Despite all this, I remember being enchanted with Hong Kong. Here was this tiny little place with very little developable land that had managed to become, through trade, finance, real estate and other things, one of the wealthiest places in the world. Capitalism! I could also feel the connection to Toronto. Hong Kong has one of the largest Canadian expat communities in the world. In fact, I ran into one of my high school math teachers in a bar in LKF. That was wild. He had moved there with his wife to teach. I suppose because of all of this, I have tended to follow the region a bit more closely.
Last July, the British government promised a path to citizenship for the 3 million or so Hong Kong residents who hold or are eligible for a British National Overseas passport. This passport, as I understand it, was given to citizens at the time of the 1997 handover. Though I don't know how utility was actually derived from it over the years. Before last year's announcement, this document didn't include the right to stay in the UK. However, now it does. And the UK government expects that some 300,000 Hong Kong residents are going to take advantage of this in the first five years of the program. And indeed, according to the Financial Times, 2020 was the first year since SARS back in 2003 that the region lost people -- it had a net outflow of about 39,800 people.

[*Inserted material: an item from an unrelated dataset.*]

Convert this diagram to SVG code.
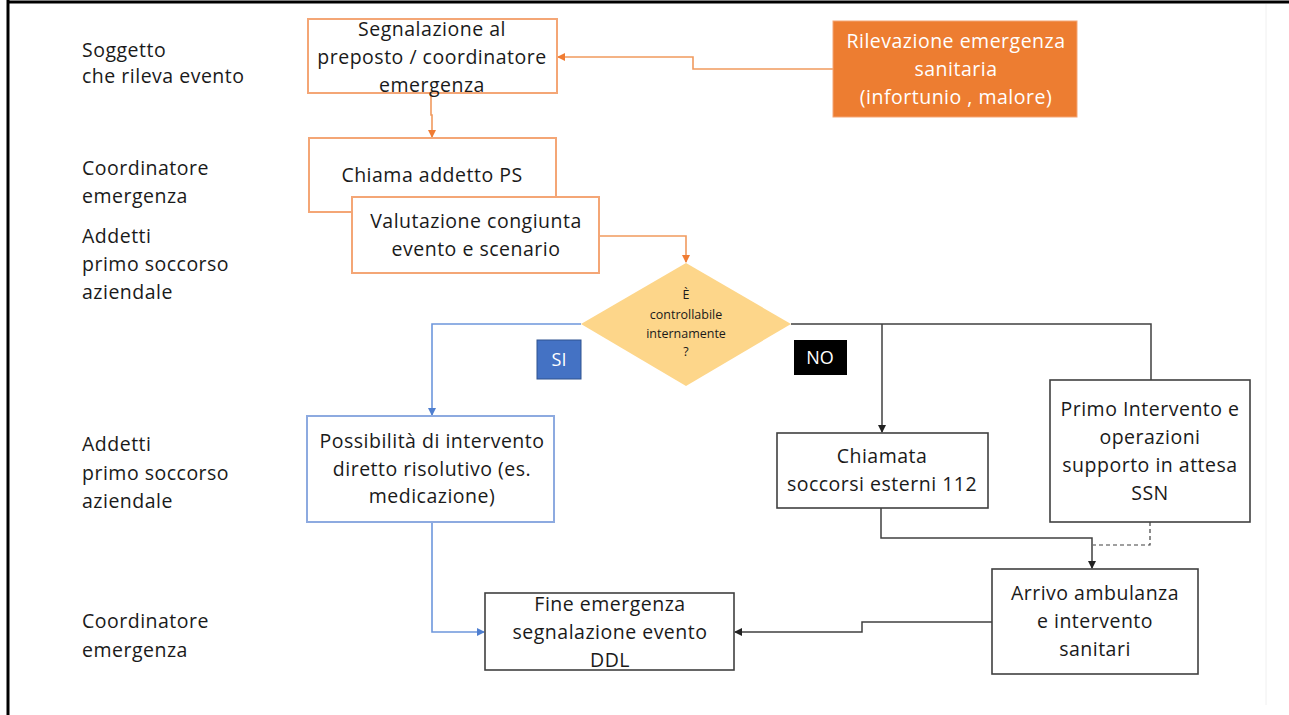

What will this mean for Hong Kong? Well, Bank of America estimated earlier this year that capital outflows from Hong Kong could reach £25 billion in the first year of the program. But maybe this is being too conservative. Here in Canada, capital outflows from Hong Kong hit a record last year at C$43.6 billion. But this too could be an underestimation, as it doesn't include transfers below C$10,000 and probably a bunch of other transfer methods. How much money is actually flowing outward?
This weekend the Financial Times published the above survey results showing sentiment around leaving Hong Kong. Surveys are, of course, a funny thing. Saying you might probably potentially do something is a lot different than actually doing something. But for what it's worth, about a quarter of pro-democracy supporters (which is maybe half of the population?) responded by saying that, yes, they would be prepared to leave. If you include those who responded no, but that they would reconsider and leave if things got worse, the number increases to about 70%.
I don't know how meaningful all of this becomes for Hong Kong. Time will tell. But it has me thinking about my tiny bed and tiny shower in Causeway Bay.